On the other hand, Tenet Healthcare Corp. is one of the worst performing stocks of the S&P 500 and is also a non-dividend payer. The reason this particular S&P 500 constituent underperformed is because its business underperformed. The lack of paying a dividend was really not a significant factor.
Summary and conclusions
I believe that investors should have realistic understandings and beliefs about their investments. Therefore, even though the notions that dividend paying stocks outperform non-dividend paying stocks or that the majority of returns come from dividends are widely studied and promoted, they are not true in the purest sense. There are many non-dividend paying stocks that are superior performers, and there are many dividend paying stocks that are also superior performers. To over-generalize and state that dividend paying stocks outperform is an erroneous belief, even though there are studies that suggest it to be true.
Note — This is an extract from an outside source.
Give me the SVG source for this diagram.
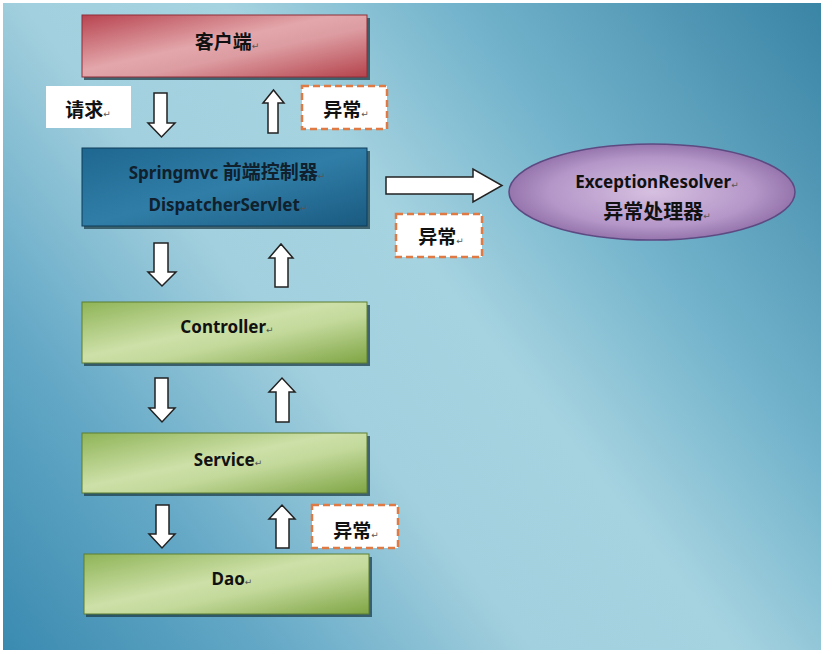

The best reasons for choosing a stock is when you believe and understand that it is capable of meeting your specific investment objectives. Retired investors might logically choose dividend paying stocks for the income they produce. However, they should not delude themselves into believing that this will lead to outperformance or the highest possible total returns. There are many benefits to investing in dividend stocks, and many do in fact produce attractive capital appreciation.
However, I believe it is illogical to assume that the majority of your return will automatically come from dividends, or that dividends produce higher returns. In some cases they do, but in many cases they do not. Rather than make investment decisions based on generalities, I believe it makes more sense to conduct a deep analysis of the individual companies you are interested in investing in. Moreover, when you do that, you can determine how much of your return might come from dividends, and how much from potential capital appreciation. And, you are likely to discover that every company is unique and different in its own right.
I believe it is a market of stocks and not a stock market. More importantly, I believe that portfolios should be built one company at a time, and only include companies that meet your unique investment objectives. Investment returns come from numerous factors, and dividends are only one contributor.
Disclosure: Long PG, ED, AMGN.
Disclaimer: The opinions in this document are for informational and educational purposes only and should not be construed as a recommendation to buy or sell the stocks mentioned or to solicit transactions or clients. Past performance of the companies discussed may not continue and the companies may not achieve the earnings growth as predicted. The information in this document is believed to be accurate, but under no circumstances should a person act upon the information contained within. We do not recommend that anyone act upon any investment information without first consulting an investment advisor as to the suitability of such investments for his specific situation.